Yes they do....
In CE courses......
Paired sales analysis is a theory only.
Why should you care, you just use your antiquated list?
If you have two exact houses that are new, the same building plan and the only difference is GLA then you have a paired sale.
Real life paired sales are not common although many appraisers would tell you all of their adjustments are based on paired sales; those people would be dishonest.
Here are examples:
1. Small town north of me has a subdivision that has very similar plans for new houses. They also offer crawl spaces on the models and basements for an additional charge. It was very easy to extract the $15/SF adjustment for the basement. So easy US might be able to do it if he ever tried.
2. Town west of me has a subdivision with Phase 1 that has many houses that are the same model. The homes are 10-15 years in age. Multiple homes sold with finished basements and multiple homes sell without finished basements. Paired sales showed the value of the finished basement to be $10-$13/SF with the homes having a bathroom in the basement having the higher contributory value of the bathroom (1/2 or full).
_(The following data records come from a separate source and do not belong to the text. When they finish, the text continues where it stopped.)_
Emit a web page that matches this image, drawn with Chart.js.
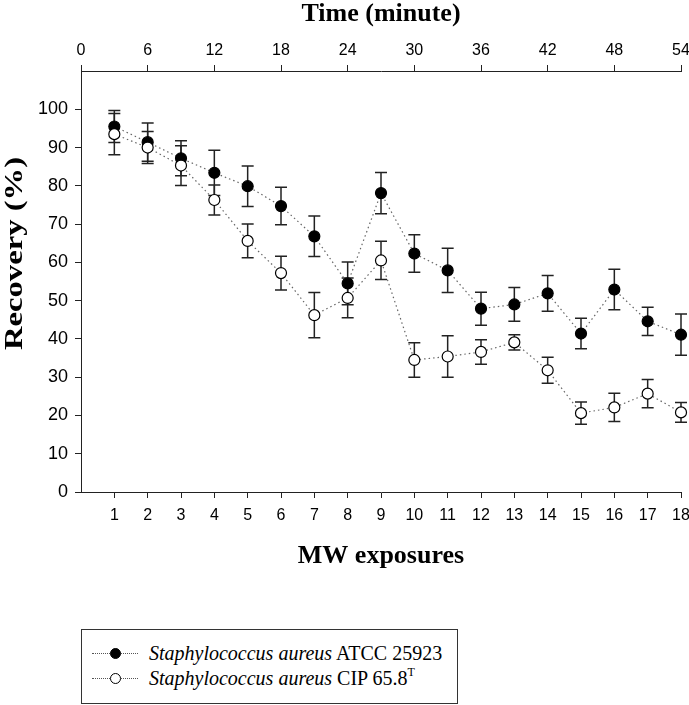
<!DOCTYPE html>
<html lang="en">
<head>
<meta charset="UTF-8">
<title>Recovery vs MW exposures</title>
<script src="https://cdn.jsdelivr.net/npm/chart.js"></script>
<style>
  body { margin: 0; background: #fff; }
  #wrap { position: relative; width: 689px; height: 705px; }
  #legend {
    position: absolute; left: 81px; top: 629px; width: 377px; height: 75px;
    border: 1px solid #333; box-sizing: border-box; background: #fff;
    font-family: "Liberation Serif", "Times New Roman", serif; font-size: 20px; color: #000;
  }
  .row { position: absolute; left: 0; height: 24px; line-height: 24px; white-space: nowrap; }
  .sample { position: absolute; left: 10px; top: 0; width: 46px; height: 24px; }
  .sample::before { content: ""; position: absolute; left: 0; right: 0; top: 12px; border-top: 1px dotted #555; }
  .dot { position: absolute; left: 18px; top: 7px; width: 9px; height: 9px; border: 1px solid #000; border-radius: 50%; }
  .label { position: absolute; left: 67px; top: 0; }
  sup { font-size: 12px; vertical-align: 9px; line-height: 0; }
</style>
</head>
<body>
<div id="wrap">
  <canvas id="chart" width="689" height="705"></canvas>
  <div id="legend">
    <div class="row" style="top:11px">
      <span class="sample"><span class="dot" style="background:#000"></span></span>
      <span class="label"><i>Staphylococcus aureus</i> ATCC 25923</span>
    </div>
    <div class="row" style="top:36px">
      <span class="sample"><span class="dot" style="background:#fff"></span></span>
      <span class="label"><i>Staphylococcus aureus</i> CIP 65.8<sup>T</sup></span>
    </div>
  </div>
</div>

<script>
  // data
  const exposures = [1, 2, 3, 4, 5, 6, 7, 8, 9, 10, 11, 12, 13, 14, 15, 16, 17, 18];
  const timeTicks = [0, 6, 12, 18, 24, 30, 36, 42, 48, 54];
  const recoveryTicks = [0, 10, 20, 30, 40, 50, 60, 70, 80, 90, 100];

  const atccValues = [95.5, 91.4, 87.2, 83.4, 79.9, 74.7, 66.8, 54.5, 78.1, 62.3, 57.9, 47.9, 49.0, 51.9, 41.4, 52.9, 44.6, 41.1];
  const atccErrors = [4.2, 5.0, 4.6, 5.9, 5.3, 4.9, 5.3, 5.6, 5.4, 4.9, 5.8, 4.3, 4.4, 4.7, 4.0, 5.3, 3.7, 5.4];
  const cipValues = [93.5, 90.0, 85.3, 76.3, 65.6, 57.2, 46.2, 50.7, 60.5, 34.5, 35.4, 36.6, 39.1, 31.8, 20.6, 22.1, 25.7, 20.8];
  const cipErrors = [5.4, 4.2, 5.2, 3.9, 4.4, 4.4, 5.9, 5.2, 5.0, 4.5, 5.4, 3.2, 2.0, 3.4, 2.9, 3.7, 3.7, 2.6];

  const axisColor = '#222';
  const sans = '"Liberation Sans", Arial, sans-serif';
  const serif = '"Liberation Serif", "Times New Roman", serif';

  function toPoints(values) {
    return values.map((v, i) => ({ x: exposures[i], y: v }));
  }

  // error bars drawn under the markers
  const errorBars = {
    id: 'errorBars',
    beforeDatasetsDraw(chart) {
      const { ctx, scales: { x, y } } = chart;
      ctx.save();
      ctx.strokeStyle = '#222';
      ctx.lineWidth = 1.5;
      chart.data.datasets.forEach(ds => {
        ds.data.forEach((p, i) => {
          const px = x.getPixelForValue(p.x);
          const top = y.getPixelForValue(p.y + ds.errors[i]);
          const bot = y.getPixelForValue(p.y - ds.errors[i]);
          ctx.beginPath();
          ctx.moveTo(px, top); ctx.lineTo(px, bot);
          ctx.moveTo(px - 6, top); ctx.lineTo(px + 6, top);
          ctx.moveTo(px - 6, bot); ctx.lineTo(px + 6, bot);
          ctx.stroke();
        });
      });
      ctx.restore();
    }
  };

  // y title, stretched along its length like the original
  const yTitle = {
    id: 'yTitle',
    afterDraw(chart) {
      const { ctx, chartArea } = chart;
      const text = 'Recovery (%)';
      ctx.save();
      ctx.font = 'bold 26px ' + serif;
      ctx.fillStyle = '#000';
      ctx.textAlign = 'center';
      ctx.textBaseline = 'middle';
      const w = ctx.measureText(text).width;
      ctx.translate(15, (chartArea.top + chartArea.bottom) / 2 - 28);
      ctx.rotate(-Math.PI / 2);
      ctx.scale(193 / w, 1);
      ctx.fillText(text, 0, 0);
      ctx.restore();
    }
  };

  new Chart(document.getElementById('chart'), {
    type: 'line',
    data: {
      datasets: [
        {
          label: 'Staphylococcus aureus ATCC 25923',
          data: toPoints(atccValues),
          errors: atccErrors,
          order: 1,
          borderColor: '#666',
          borderWidth: 1.2,
          borderDash: [1.5, 3],
          pointRadius: 5.5,
          pointBackgroundColor: '#000',
          pointBorderColor: '#000',
          pointBorderWidth: 1.2,
          clip: false
        },
        {
          label: 'Staphylococcus aureus CIP 65.8T',
          data: toPoints(cipValues),
          errors: cipErrors,
          order: 0,
          borderColor: '#666',
          borderWidth: 1.2,
          borderDash: [1.5, 3],
          pointRadius: 5.5,
          pointBackgroundColor: '#fff',
          pointBorderColor: '#000',
          pointBorderWidth: 1.2,
          clip: false
        }
      ]
    },
    options: {
      responsive: false,
      animation: false,
      layout: { padding: { left: 0, right: 8, top: 0, bottom: 133 } },
      plugins: { legend: { display: false }, tooltip: { enabled: false } },
      scales: {
        x: {
          type: 'linear', position: 'bottom', min: 0, max: 18,
          afterBuildTicks: s => { s.ticks = exposures.map(v => ({ value: v })); },
          afterFit: s => { s.height = 80; s.paddingLeft = 0; s.paddingRight = 0; },
          grid: { drawOnChartArea: false, tickLength: 6, color: axisColor, lineWidth: 1 },
          border: { color: axisColor, width: 1 },
          ticks: { autoSkip: false, maxRotation: 0, padding: 8, color: '#000', font: { family: sans, size: 16 } },
          title: { display: true, text: 'MW exposures', color: '#000', padding: 0,
                   font: { family: serif, size: 26, weight: 'bold' } }
        },
        x2: {
          type: 'linear', position: 'top', min: 0, max: 54,
          afterBuildTicks: s => { s.ticks = timeTicks.map(v => ({ value: v })); },
          afterFit: s => { s.height = 71; s.paddingLeft = 0; s.paddingRight = 0; },
          grid: { drawOnChartArea: false, tickLength: 6, color: axisColor, lineWidth: 1 },
          border: { color: axisColor, width: 1 },
          ticks: { autoSkip: false, maxRotation: 0, padding: 5, color: '#000', font: { family: sans, size: 16 } },
          title: { display: true, text: 'Time (minute)', color: '#000', padding: { top: 1, bottom: 0 },
                   font: { family: serif, size: 26, weight: 'bold', lineHeight: 1 } }
        },
        y: {
          type: 'linear', position: 'left', min: 0, max: 110,
          afterBuildTicks: s => { s.ticks = recoveryTicks.map(v => ({ value: v })); },
          afterFit: s => { s.width = 81; s.paddingTop = 0; s.paddingBottom = 0; },
          grid: { drawOnChartArea: false, tickLength: 6, color: axisColor, lineWidth: 1 },
          border: { color: axisColor, width: 1 },
          ticks: { autoSkip: false, padding: 7, color: '#000', font: { family: sans, size: 18 } }
        }
      }
    },
    plugins: [errorBars, yTitle]
  });
</script>
</body>
</html>
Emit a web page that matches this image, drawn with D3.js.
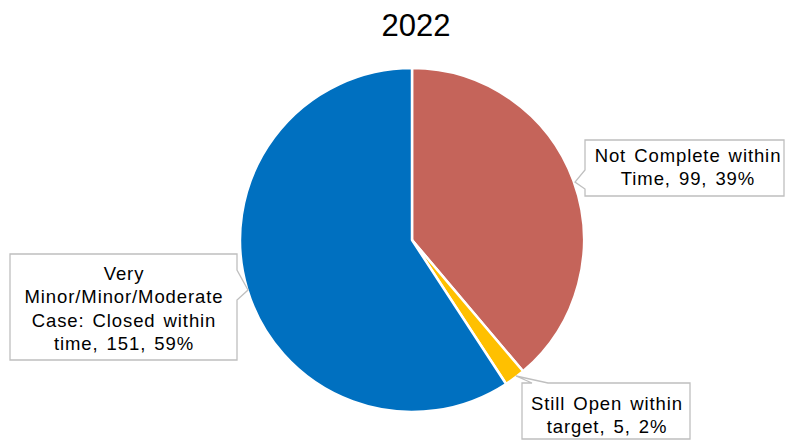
<!DOCTYPE html>
<html>
<head>
<meta charset="utf-8">
<script src="https://cdn.jsdelivr.net/npm/d3@7"></script>
<style>
  html, body { margin: 0; padding: 0; background: #fff; }
  svg { display: block; font-family: "Liberation Sans", Arial, sans-serif; }
</style>
</head>
<body>
<svg id="chart" width="785" height="441"></svg>
<script>
// Case outcomes for 2022
const title = "2022";
const categories = ["Not Complete within\nTime", "Still Open within\ntarget", "Very\nMinor/Minor/Moderate\nCase: Closed within\ntime"];
const values = [99, 5, 151];
const percents = ["39%", "2%", "59%"];
const colors = ["#c5645a", "#ffc000", "#0070c0"];

const svg = d3.select("#chart");
const cx = 412, cy = 240, r = 172;

svg.append("text")
  .attr("x", cx + 4).attr("y", 36)
  .attr("text-anchor", "middle")
  .attr("font-size", 31)
  .attr("fill", "#000")
  .text(title);

const pie = d3.pie().sort(null).value(d => d)(values);
const arc = d3.arc().innerRadius(0).outerRadius(r);

svg.append("g")
  .attr("transform", `translate(${cx},${cy})`)
  .selectAll("path")
  .data(pie)
  .join("path")
  .attr("d", arc)
  .attr("fill", (d, i) => colors[i])
  .attr("stroke", "#fff")
  .attr("stroke-width", 2.5)
  .attr("stroke-linejoin", "round");

// Callout boxes: outline path (with pointer) and text centre / first baseline
const callouts = [
  { path: "M585,140 H784 V196 H585 V189 L575,182 L585,170 Z", tx: 688, ty: 162 },
  { path: "M548,383 H690 V439 H522 V383 H532 L516,376 Z", tx: 607, ty: 410 },
  { path: "M10,254 H237 V270 L248,290 L237,300 V360 H10 Z", tx: 124, ty: 280 }
];

const lh = 23.3;
const labels = svg.append("g");
callouts.forEach((c, i) => {
  labels.append("path")
    .attr("d", c.path)
    .attr("fill", "#fff")
    .attr("stroke", "#bfbfbf")
    .attr("stroke-width", 1.3);
  const lines = categories[i].split("\n");
  lines[lines.length - 1] += `, ${values[i]}, ${percents[i]}`;
  const t = labels.append("text")
    .attr("text-anchor", "middle")
    .attr("font-size", 18.5)
    .attr("letter-spacing", 0.9)
    .attr("word-spacing", 2)
    .attr("fill", "#000");
  lines.forEach((ln, k) => {
    t.append("tspan").attr("x", c.tx).attr("y", c.ty + k * lh).text(ln);
  });
});
</script>
</body>
</html>
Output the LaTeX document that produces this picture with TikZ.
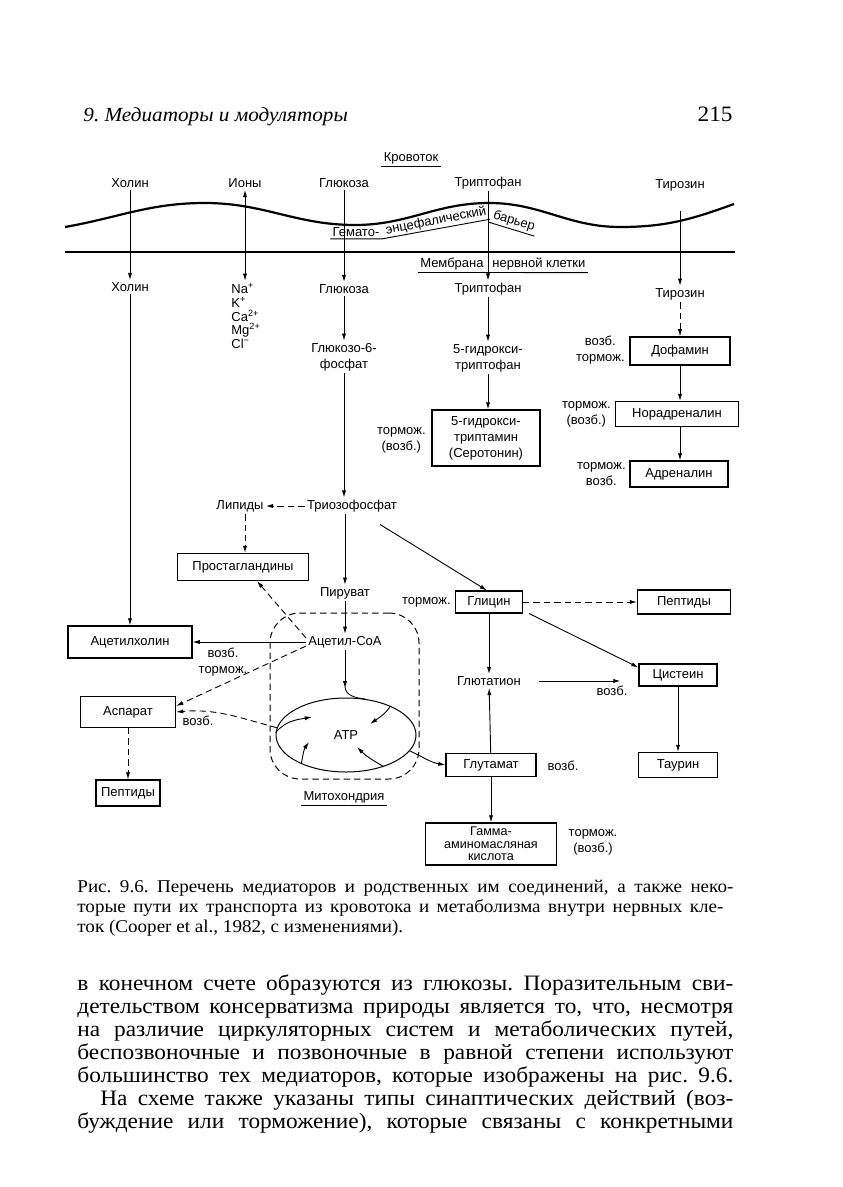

In your example of the new construction paired sales... This only works because you have the same seller on each house. So, the value difference indicated between the two different items is a reflection of this particular seller rather than the market in general. This seller priced both houses to compete with each other... Not a good paired sale.
In order for a paired sale to work, you would have to have both houses be 100% identical. Then you would have to have buyers and sellers with the EXACT same motivating factors (never happens). Then by virtue of the fact that each sale is located in a different place there is a difference that could potentially have an effect on the marketability or value to one buyer over another.
Paired sales are a theory only. If one does exist (which I have never seen one) the data it yields will be too limited to be meaningful to the market as a whole.
ROTFL... Just what I learned while doing my Demonstration report.Paired sales can work, can be misleading. Pairing 1 & 2 =$40/SF Pairing 2 & 3 =$70/SF. Pairing 1 & 3 = $55/SF....Which pair is right?
Actually, yes.
However, USPAP states we must do as our peers do.
Appraising is mostly "common sense".....
The guys who use this line are also the ones who say "Because of my 30 years of experience..." and are the ones using that list from 1990.